The Chronicles of RiDiC: Generating Datasets with Controlled Popularity Distribution for Long-form Factuality Evaluation
This addresses the need for better evaluation of LLMs' long-form factuality across languages, though it is incremental as it builds on existing evaluation methods with new datasets.
The authors tackled the problem of evaluating long-form factuality in large language models by creating a configurable pipeline to generate multilingual datasets with controlled popularity distributions, resulting in the RiDiC dataset where even frontier models hallucinated on 3,000 entities across three domains.

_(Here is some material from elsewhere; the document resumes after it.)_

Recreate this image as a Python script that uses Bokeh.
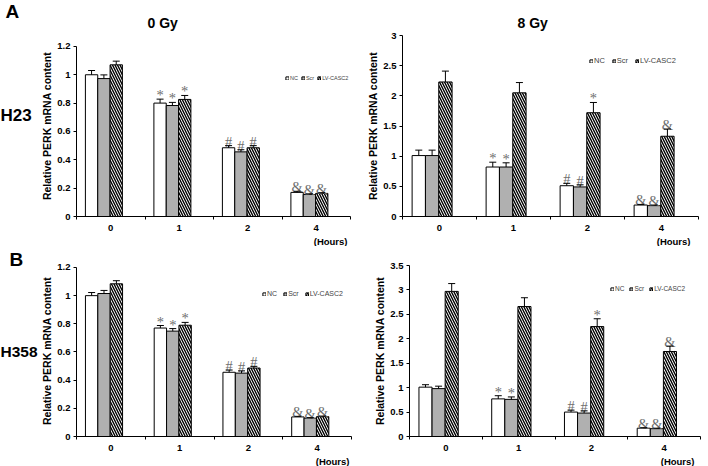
from bokeh.plotting import figure
from bokeh.models import (FixedTicker, Legend, LegendItem, Whisker, Title,
                          ColumnDataSource, TeeHead, Range1d)
from bokeh.layouts import column, row
from bokeh.embed import file_html
from bokeh.resources import INLINE
from bokeh.core.properties import value

# ---------------- data ----------------
hours = ["0", "1", "2", "4"]
series = ["NC", "Scr", "LV-CASC2"]

# H23, 0 Gy
h23_0_nc = [1.00, 0.80, 0.485, 0.17]
h23_0_nc_err = [0.03, 0.028, 0.015, 0.008]
h23_0_scr = [0.973, 0.783, 0.456, 0.155]
h23_0_scr_err = [0.026, 0.022, 0.015, 0.005]
h23_0_lv = [1.07, 0.826, 0.485, 0.163]
h23_0_lv_err = [0.026, 0.028, 0.015, 0.005]
h23_0_sig_nc = ["", "*", "#", "&"]
h23_0_sig_scr = ["", "*", "#", "&"]
h23_0_sig_lv = ["", "*", "#", "&"]

# H23, 8 Gy
h23_8_nc = [1.01, 0.82, 0.51, 0.19]
h23_8_nc_err = [0.09, 0.08, 0.04, 0.01]
h23_8_scr = [1.01, 0.82, 0.49, 0.18]
h23_8_scr_err = [0.09, 0.07, 0.035, 0.01]
h23_8_lv = [2.23, 2.05, 1.72, 1.33]
h23_8_lv_err = [0.18, 0.17, 0.17, 0.12]
h23_8_sig_nc = ["", "*", "#", "&"]
h23_8_sig_scr = ["", "*", "#", "&"]
h23_8_sig_lv = ["", "", "*", "&"]

# H358, 0 Gy
h358_0_nc = [1.00, 0.77, 0.456, 0.139]
h358_0_nc_err = [0.022, 0.018, 0.016, 0.004]
h358_0_scr = [1.015, 0.748, 0.45, 0.13]
h358_0_scr_err = [0.022, 0.018, 0.016, 0.004]
h358_0_lv = [1.084, 0.79, 0.486, 0.141]
h358_0_lv_err = [0.022, 0.02, 0.012, 0.004]
h358_0_sig_nc = ["", "*", "#", "&"]
h358_0_sig_scr = ["", "*", "#", "&"]
h358_0_sig_lv = ["", "*", "#", "&"]

# H358, 8 Gy
h358_8_nc = [1.01, 0.77, 0.50, 0.17]
h358_8_nc_err = [0.05, 0.065, 0.04, 0.01]
h358_8_scr = [0.98, 0.76, 0.48, 0.16]
h358_8_scr_err = [0.05, 0.05, 0.045, 0.01]
h358_8_lv = [2.97, 2.66, 2.25, 1.74]
h358_8_lv_err = [0.16, 0.18, 0.16, 0.11]
h358_8_sig_nc = ["", "*", "#", "&"]
h358_8_sig_scr = ["", "*", "#", "&"]
h358_8_sig_lv = ["", "", "*", "&"]

yticks_12 = [0, 0.2, 0.4, 0.6, 0.8, 1.0, 1.2]
ylabels_12 = ["0", "0.2", "0.4", "0.6", "0.8", "1", "1.2"]
yticks_30 = [0, 0.5, 1.0, 1.5, 2.0, 2.5, 3.0]
ylabels_30 = ["0", "0.5", "1", "1.5", "2", "2.5", "3"]
yticks_35 = [0, 0.5, 1.0, 1.5, 2.0, 2.5, 3.0, 3.5]
ylabels_35 = ["0", "0.5", "1", "1.5", "2", "2.5", "3", "3.5"]

panel_letters = ["A", "B"]
cell_lines = ["H23", "H358"]
doses = ["0 Gy", "8 Gy"]
x_unit = "(Hours)"

# ---------------- style ----------------
FONT = "Liberation Sans"
SERIF = "Liberation Serif"
BAR_W = 0.18
OFFSETS = [-0.28, -0.10, 0.08]
FILLS = ["white", "#b0b0b0", "white"]
HATCHES = [None, None, "\\"]
YLABEL = "Relative PERK mRNA content"


def panel(vals, errs, sigs, yticks, ylabels, ymax, yview, W, H, bl, br, bt, bb,
          leg_xy, leg_font, leg_spacing, title, title_offset, hours_offset):
    p = figure(width=W, height=H, x_range=Range1d(-0.5, len(hours) - 0.5),
               y_range=Range1d(0, yview), output_backend="svg",
               toolbar_location=None, min_border_left=bl, min_border_right=br,
               min_border_top=bt, min_border_bottom=bb)
    p.outline_line_color = None
    p.xgrid.visible = False
    p.ygrid.visible = False

    rends = []
    for k in range(3):
        xs = [i + OFFSETS[k] for i in range(len(hours))]
        up = [v + e for v, e in zip(vals[k], errs[k])]
        src = ColumnDataSource(dict(x=xs, top=vals[k], up=up, sig=sigs[k]))
        r = p.vbar(x="x", top="top", width=BAR_W, source=src,
                   fill_color=FILLS[k], line_color="black", line_width=1,
                   hatch_pattern=HATCHES[k], hatch_color="black",
                   hatch_scale=5, hatch_weight=1.4)
        rends.append(r)
        w = Whisker(base="x", lower="top", upper="up", source=src,
                    dimension="height", line_color="black", line_width=1,
                    upper_head=TeeHead(size=7, line_color="black", line_width=1),
                    lower_head=None, level="overlay")
        p.add_layout(w)
        p.text(x="x", y="up", text="sig", source=src, text_align="center",
               text_baseline="alphabetic", y_offset=-4,
               text_font=value(SERIF), text_font_size="14.5px",
               text_color="#6e6e6e")

    xa = p.xaxis[0]
    xa.ticker = FixedTicker(ticks=list(range(len(hours))),
                            minor_ticks=[i - 0.5 for i in range(len(hours) + 1)])
    xa.major_label_overrides = {i: h for i, h in enumerate(hours)}
    xa.major_tick_line_color = None
    xa.major_tick_out = 0
    xa.major_tick_in = 0
    xa.minor_tick_out = 3
    xa.minor_tick_in = 0
    xa.minor_tick_line_color = "black"
    xa.major_label_standoff = 5
    xa.major_label_text_font = FONT
    xa.major_label_text_font_style = "bold"
    xa.major_label_text_font_size = "9.5px"
    xa.major_label_text_color = "black"
    xa.axis_line_color = "black"

    ya = p.yaxis[0]
    ya.bounds = (0, ymax)
    ya.ticker = FixedTicker(ticks=yticks)
    ya.major_label_overrides = {t: l for t, l in zip(yticks, ylabels)}
    ya.major_tick_out = 3
    ya.major_tick_in = 0
    ya.minor_tick_line_color = None
    ya.major_label_standoff = 3
    ya.major_label_text_font = FONT
    ya.major_label_text_font_style = "bold"
    ya.major_label_text_font_size = "9.5px"
    ya.major_label_text_color = "black"
    ya.axis_label = YLABEL
    ya.axis_label_text_font = FONT
    ya.axis_label_text_font_style = "bold"
    ya.axis_label_text_font_size = "10.5px"
    ya.axis_label_text_color = "black"
    ya.axis_label_standoff = 1

    legend = Legend(items=[LegendItem(label=s, renderers=[r]) for s, r in zip(series, rends)],
                    location=leg_xy, orientation="horizontal", glyph_width=4,
                    glyph_height=4, label_text_font_size=leg_font,
                    label_text_font=FONT, label_standoff=1, spacing=leg_spacing,
                    padding=0, margin=0, border_line_color=None,
                    background_fill_alpha=0, label_height=6, label_width=4)
    p.add_layout(legend)

    if title:
        p.title.text = title
        p.title.align = "left"
        p.title.offset = title_offset
        p.title.standoff = 10
        p.title.text_font = FONT
        p.title.text_font_style = "bold"
        p.title.text_font_size = "14px"
        p.title.text_color = "black"

    p.add_layout(Title(text=x_unit, align="right", offset=hours_offset,
                       standoff=0, text_font=FONT, text_font_style="bold",
                       text_font_size="9.5px", text_color="black"), "below")
    return p


# left strip with panel letters and cell-line names
strip = figure(width=38, height=466, x_range=Range1d(0, 38), y_range=Range1d(466, 0),
               output_backend="svg", toolbar_location=None, min_border=0,
               x_axis_location=None, y_axis_location=None)
strip.outline_line_color = None
strip.xgrid.visible = False
strip.ygrid.visible = False
strip.text(x=[5, 9], y=[11, 259], text=panel_letters, text_font=value(FONT),
           text_font_style="bold", text_font_size="19px", text_baseline="middle",
           text_align="left", text_color="black")
strip.text(x=[0], y=[115], text=[cell_lines[0]], text_font=value(FONT),
           text_font_style="bold", text_font_size="17px", text_baseline="middle",
           text_align="left", text_color="black")
strip.text(x=[0], y=[351], text=[cell_lines[1]], text_font=value(FONT),
           text_font_style="bold", text_font_size="15.5px", text_baseline="middle",
           text_align="left", text_color="black")

# top row: frames span page y 35..218 ; bottom row: 265..438
p1 = panel([h23_0_nc, h23_0_scr, h23_0_lv], [h23_0_nc_err, h23_0_scr_err, h23_0_lv_err],
           [h23_0_sig_nc, h23_0_sig_scr, h23_0_sig_lv], yticks_12, ylabels_12, 1.2, 1.277,
           316, 246, 33, 4, 35, 28, (209, 135), "5.5px", 3, doses[0], 71, 3)
p2 = panel([h23_8_nc, h23_8_scr, h23_8_lv], [h23_8_nc_err, h23_8_scr_err, h23_8_lv_err],
           [h23_8_sig_nc, h23_8_sig_scr, h23_8_sig_lv], yticks_30, ylabels_30, 3.0, 3.0,
           354, 246, 48, 10, 35, 28, (187, 151), "7.5px", 7, doses[1], 115, 8)
p3 = panel([h358_0_nc, h358_0_scr, h358_0_lv], [h358_0_nc_err, h358_0_scr_err, h358_0_lv_err],
           [h358_0_sig_nc, h358_0_sig_scr, h358_0_sig_lv], yticks_12, ylabels_12, 1.2, 1.214,
           316, 220, 33, 3, 19, 28, (186, 139), "7px", 6, None, 0, 2)
p4 = panel([h358_8_nc, h358_8_scr, h358_8_lv], [h358_8_nc_err, h358_8_scr_err, h358_8_lv_err],
           [h358_8_sig_nc, h358_8_sig_scr, h358_8_sig_lv], yticks_35, ylabels_35, 3.5, 3.5,
           354, 220, 55, 8, 19, 28, (201, 144), "6.5px", 5, None, 0, 6)

layout = row(strip, column(row(p1, p2, spacing=0), row(p3, p4, spacing=0), spacing=0),
             spacing=0)
open("out.html", "w").write(file_html(layout, INLINE))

We present a configurable pipeline for generating multilingual sets of entities with specified characteristics, such as domain, geographical location and popularity, using data from Wikipedia and Wikidata. These datasets are intended for evaluating the factuality of LLMs' long-form generation, thereby complementing evaluation based on short-form QA datasets. We present the RiDiC dataset as an example of this approach. RiDiC contains 3,000 entities from three domains -- rivers, natural disasters, and car models -- spanning different popularity tiers. Each entity is accompanied by its geographical location, English and Chinese names (if available) and relevant English and Chinese Wikipedia content, which is used to evaluate LLMs' responses. Generations about RiDiC entities were obtained from three LLMs in English and Chinese. These were then evaluated using a third-party factuality checker, which showed that entities from our dataset caused even frontier models to hallucinate. To facilitate the evaluation of LLMs' long-form factuality in multiple languages, the code, data, and generation/evaluation scripts have been released.